**Records shown**
** start **

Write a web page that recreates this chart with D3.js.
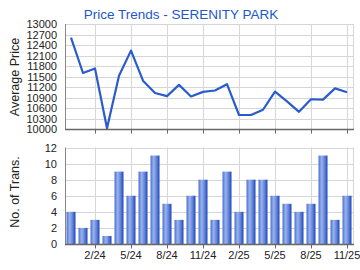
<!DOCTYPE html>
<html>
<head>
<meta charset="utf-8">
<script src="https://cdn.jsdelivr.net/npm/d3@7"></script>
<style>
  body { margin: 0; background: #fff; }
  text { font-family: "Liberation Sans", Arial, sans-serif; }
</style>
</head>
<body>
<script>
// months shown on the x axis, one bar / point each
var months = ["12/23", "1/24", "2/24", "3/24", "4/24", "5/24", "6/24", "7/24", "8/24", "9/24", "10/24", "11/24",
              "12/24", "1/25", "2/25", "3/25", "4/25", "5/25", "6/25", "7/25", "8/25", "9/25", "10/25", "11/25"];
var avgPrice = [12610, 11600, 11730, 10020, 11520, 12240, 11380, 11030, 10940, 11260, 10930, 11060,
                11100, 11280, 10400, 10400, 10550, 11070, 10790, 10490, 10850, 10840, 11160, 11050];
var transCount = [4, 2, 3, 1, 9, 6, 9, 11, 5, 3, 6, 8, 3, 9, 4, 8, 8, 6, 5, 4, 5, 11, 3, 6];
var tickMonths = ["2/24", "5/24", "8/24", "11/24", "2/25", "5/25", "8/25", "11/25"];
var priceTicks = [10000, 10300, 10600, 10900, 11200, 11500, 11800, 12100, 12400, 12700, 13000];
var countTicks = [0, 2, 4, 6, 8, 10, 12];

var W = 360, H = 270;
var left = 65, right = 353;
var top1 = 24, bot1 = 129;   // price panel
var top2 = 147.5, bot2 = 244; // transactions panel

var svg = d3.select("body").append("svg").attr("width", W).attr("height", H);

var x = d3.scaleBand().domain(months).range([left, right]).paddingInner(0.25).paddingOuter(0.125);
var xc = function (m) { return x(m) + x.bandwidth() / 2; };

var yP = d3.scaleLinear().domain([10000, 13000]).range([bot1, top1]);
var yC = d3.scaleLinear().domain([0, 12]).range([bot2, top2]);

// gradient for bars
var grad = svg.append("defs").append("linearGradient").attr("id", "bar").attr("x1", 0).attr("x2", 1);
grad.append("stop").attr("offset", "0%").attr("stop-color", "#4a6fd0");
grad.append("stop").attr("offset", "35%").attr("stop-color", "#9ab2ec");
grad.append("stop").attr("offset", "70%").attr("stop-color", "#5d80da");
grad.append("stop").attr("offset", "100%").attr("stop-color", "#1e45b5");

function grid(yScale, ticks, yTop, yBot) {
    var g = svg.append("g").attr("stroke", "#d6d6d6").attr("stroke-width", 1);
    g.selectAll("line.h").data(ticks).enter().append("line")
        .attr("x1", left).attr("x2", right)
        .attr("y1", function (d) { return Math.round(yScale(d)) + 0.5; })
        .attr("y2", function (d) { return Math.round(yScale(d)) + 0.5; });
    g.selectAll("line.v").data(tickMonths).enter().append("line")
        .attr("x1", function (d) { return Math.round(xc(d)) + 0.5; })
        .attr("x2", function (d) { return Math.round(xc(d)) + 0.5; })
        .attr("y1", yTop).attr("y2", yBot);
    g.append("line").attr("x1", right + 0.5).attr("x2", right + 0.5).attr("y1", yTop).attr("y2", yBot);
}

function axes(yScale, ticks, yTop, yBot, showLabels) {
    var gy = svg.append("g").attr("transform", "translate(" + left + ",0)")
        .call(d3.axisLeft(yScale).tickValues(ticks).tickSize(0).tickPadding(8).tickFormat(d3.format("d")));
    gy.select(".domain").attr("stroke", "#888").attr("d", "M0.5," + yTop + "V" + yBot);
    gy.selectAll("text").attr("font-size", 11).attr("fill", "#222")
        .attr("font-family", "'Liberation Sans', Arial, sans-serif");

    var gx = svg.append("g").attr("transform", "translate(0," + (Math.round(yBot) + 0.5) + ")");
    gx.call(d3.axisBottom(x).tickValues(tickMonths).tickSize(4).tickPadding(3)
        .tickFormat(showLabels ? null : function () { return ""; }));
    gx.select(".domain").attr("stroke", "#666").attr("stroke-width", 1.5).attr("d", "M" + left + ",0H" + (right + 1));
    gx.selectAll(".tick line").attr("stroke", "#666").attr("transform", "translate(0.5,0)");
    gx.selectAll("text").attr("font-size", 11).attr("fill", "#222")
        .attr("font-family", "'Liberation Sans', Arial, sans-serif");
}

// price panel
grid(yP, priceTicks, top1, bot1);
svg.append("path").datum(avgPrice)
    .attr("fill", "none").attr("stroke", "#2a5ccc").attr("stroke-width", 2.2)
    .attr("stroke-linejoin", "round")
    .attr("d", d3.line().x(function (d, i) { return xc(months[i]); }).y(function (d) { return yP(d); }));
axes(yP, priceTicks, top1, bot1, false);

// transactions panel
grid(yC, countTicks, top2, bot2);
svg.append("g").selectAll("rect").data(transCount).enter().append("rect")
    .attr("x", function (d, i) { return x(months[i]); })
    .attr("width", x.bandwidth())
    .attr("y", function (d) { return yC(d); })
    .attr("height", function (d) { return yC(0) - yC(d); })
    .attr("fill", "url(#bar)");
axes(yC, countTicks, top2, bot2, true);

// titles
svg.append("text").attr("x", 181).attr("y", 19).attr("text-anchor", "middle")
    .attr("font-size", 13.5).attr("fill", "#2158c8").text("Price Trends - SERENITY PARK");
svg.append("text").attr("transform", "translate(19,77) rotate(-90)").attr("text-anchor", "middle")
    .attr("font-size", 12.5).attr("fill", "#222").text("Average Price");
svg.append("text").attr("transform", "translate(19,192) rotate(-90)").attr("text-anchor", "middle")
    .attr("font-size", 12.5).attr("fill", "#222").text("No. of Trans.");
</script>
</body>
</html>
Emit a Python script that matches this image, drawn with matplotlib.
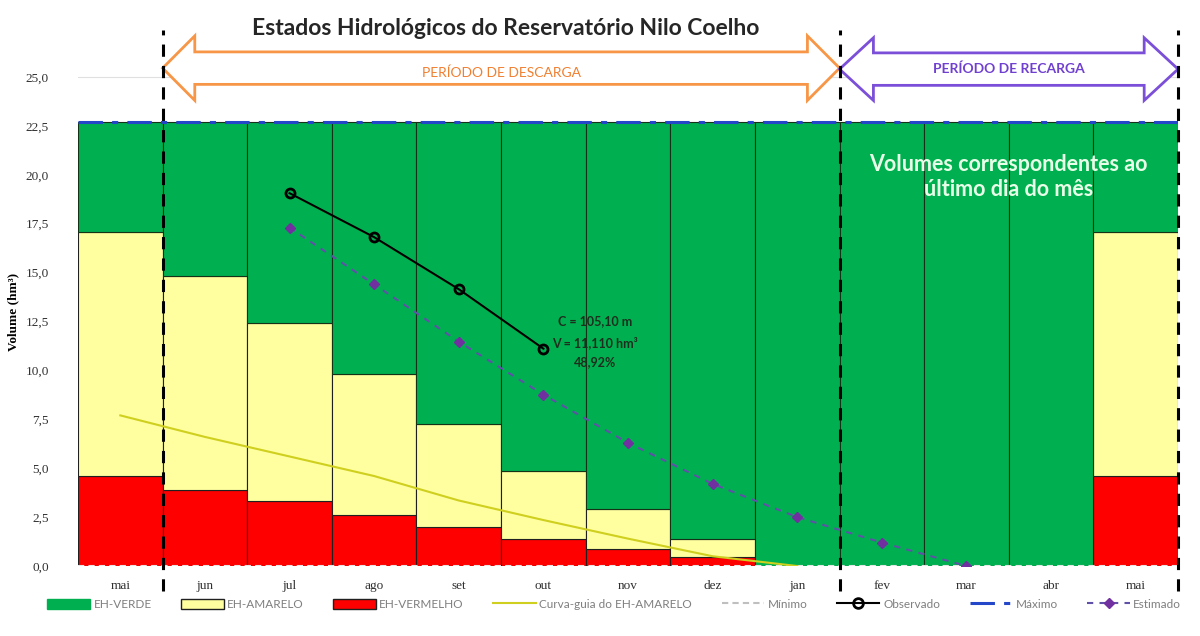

** end **

**Given instruction**
Transcribe the material as is, with images omitted.

**Answer to this task**
Write a web page that recreates this chart with D3.js.
<!DOCTYPE html>
<html>
<head>
<meta charset="utf-8">
<script src="https://cdn.jsdelivr.net/npm/d3@7"></script>
<style>
  body { margin: 0; background: #fff; }
  text { font-family: "Liberation Sans", Arial, sans-serif; }
</style>
</head>
<body>
<script>
// months shown on the x axis, one bar / point each
var months = ["12/23", "1/24", "2/24", "3/24", "4/24", "5/24", "6/24", "7/24", "8/24", "9/24", "10/24", "11/24",
              "12/24", "1/25", "2/25", "3/25", "4/25", "5/25", "6/25", "7/25", "8/25", "9/25", "10/25", "11/25"];
var avgPrice = [12610, 11600, 11730, 10020, 11520, 12240, 11380, 11030, 10940, 11260, 10930, 11060,
                11100, 11280, 10400, 10400, 10550, 11070, 10790, 10490, 10850, 10840, 11160, 11050];
var transCount = [4, 2, 3, 1, 9, 6, 9, 11, 5, 3, 6, 8, 3, 9, 4, 8, 8, 6, 5, 4, 5, 11, 3, 6];
var tickMonths = ["2/24", "5/24", "8/24", "11/24", "2/25", "5/25", "8/25", "11/25"];
var priceTicks = [10000, 10300, 10600, 10900, 11200, 11500, 11800, 12100, 12400, 12700, 13000];
var countTicks = [0, 2, 4, 6, 8, 10, 12];

var W = 360, H = 270;
var left = 65, right = 353;
var top1 = 24, bot1 = 129;   // price panel
var top2 = 147.5, bot2 = 244; // transactions panel

var svg = d3.select("body").append("svg").attr("width", W).attr("height", H);

var x = d3.scaleBand().domain(months).range([left, right]).paddingInner(0.25).paddingOuter(0.125);
var xc = function (m) { return x(m) + x.bandwidth() / 2; };

var yP = d3.scaleLinear().domain([10000, 13000]).range([bot1, top1]);
var yC = d3.scaleLinear().domain([0, 12]).range([bot2, top2]);

// gradient for bars
var grad = svg.append("defs").append("linearGradient").attr("id", "bar").attr("x1", 0).attr("x2", 1);
grad.append("stop").attr("offset", "0%").attr("stop-color", "#4a6fd0");
grad.append("stop").attr("offset", "35%").attr("stop-color", "#9ab2ec");
grad.append("stop").attr("offset", "70%").attr("stop-color", "#5d80da");
grad.append("stop").attr("offset", "100%").attr("stop-color", "#1e45b5");

function grid(yScale, ticks, yTop, yBot) {
    var g = svg.append("g").attr("stroke", "#d6d6d6").attr("stroke-width", 1);
    g.selectAll("line.h").data(ticks).enter().append("line")
        .attr("x1", left).attr("x2", right)
        .attr("y1", function (d) { return Math.round(yScale(d)) + 0.5; })
        .attr("y2", function (d) { return Math.round(yScale(d)) + 0.5; });
    g.selectAll("line.v").data(tickMonths).enter().append("line")
        .attr("x1", function (d) { return Math.round(xc(d)) + 0.5; })
        .attr("x2", function (d) { return Math.round(xc(d)) + 0.5; })
        .attr("y1", yTop).attr("y2", yBot);
    g.append("line").attr("x1", right + 0.5).attr("x2", right + 0.5).attr("y1", yTop).attr("y2", yBot);
}

function axes(yScale, ticks, yTop, yBot, showLabels) {
    var gy = svg.append("g").attr("transform", "translate(" + left + ",0)")
        .call(d3.axisLeft(yScale).tickValues(ticks).tickSize(0).tickPadding(8).tickFormat(d3.format("d")));
    gy.select(".domain").attr("stroke", "#888").attr("d", "M0.5," + yTop + "V" + yBot);
    gy.selectAll("text").attr("font-size", 11).attr("fill", "#222")
        .attr("font-family", "'Liberation Sans', Arial, sans-serif");

    var gx = svg.append("g").attr("transform", "translate(0," + (Math.round(yBot) + 0.5) + ")");
    gx.call(d3.axisBottom(x).tickValues(tickMonths).tickSize(4).tickPadding(3)
        .tickFormat(showLabels ? null : function () { return ""; }));
    gx.select(".domain").attr("stroke", "#666").attr("stroke-width", 1.5).attr("d", "M" + left + ",0H" + (right + 1));
    gx.selectAll(".tick line").attr("stroke", "#666").attr("transform", "translate(0.5,0)");
    gx.selectAll("text").attr("font-size", 11).attr("fill", "#222")
        .attr("font-family", "'Liberation Sans', Arial, sans-serif");
}

// price panel
grid(yP, priceTicks, top1, bot1);
svg.append("path").datum(avgPrice)
    .attr("fill", "none").attr("stroke", "#2a5ccc").attr("stroke-width", 2.2)
    .attr("stroke-linejoin", "round")
    .attr("d", d3.line().x(function (d, i) { return xc(months[i]); }).y(function (d) { return yP(d); }));
axes(yP, priceTicks, top1, bot1, false);

// transactions panel
grid(yC, countTicks, top2, bot2);
svg.append("g").selectAll("rect").data(transCount).enter().append("rect")
    .attr("x", function (d, i) { return x(months[i]); })
    .attr("width", x.bandwidth())
    .attr("y", function (d) { return yC(d); })
    .attr("height", function (d) { return yC(0) - yC(d); })
    .attr("fill", "url(#bar)");
axes(yC, countTicks, top2, bot2, true);

// titles
svg.append("text").attr("x", 181).attr("y", 19).attr("text-anchor", "middle")
    .attr("font-size", 13.5).attr("fill", "#2158c8").text("Price Trends - SERENITY PARK");
svg.append("text").attr("transform", "translate(19,77) rotate(-90)").attr("text-anchor", "middle")
    .attr("font-size", 12.5).attr("fill", "#222").text("Average Price");
svg.append("text").attr("transform", "translate(19,192) rotate(-90)").attr("text-anchor", "middle")
    .attr("font-size", 12.5).attr("fill", "#222").text("No. of Trans.");
</script>
</body>
</html>
Emit a Python script that matches this image, drawn with matplotlib.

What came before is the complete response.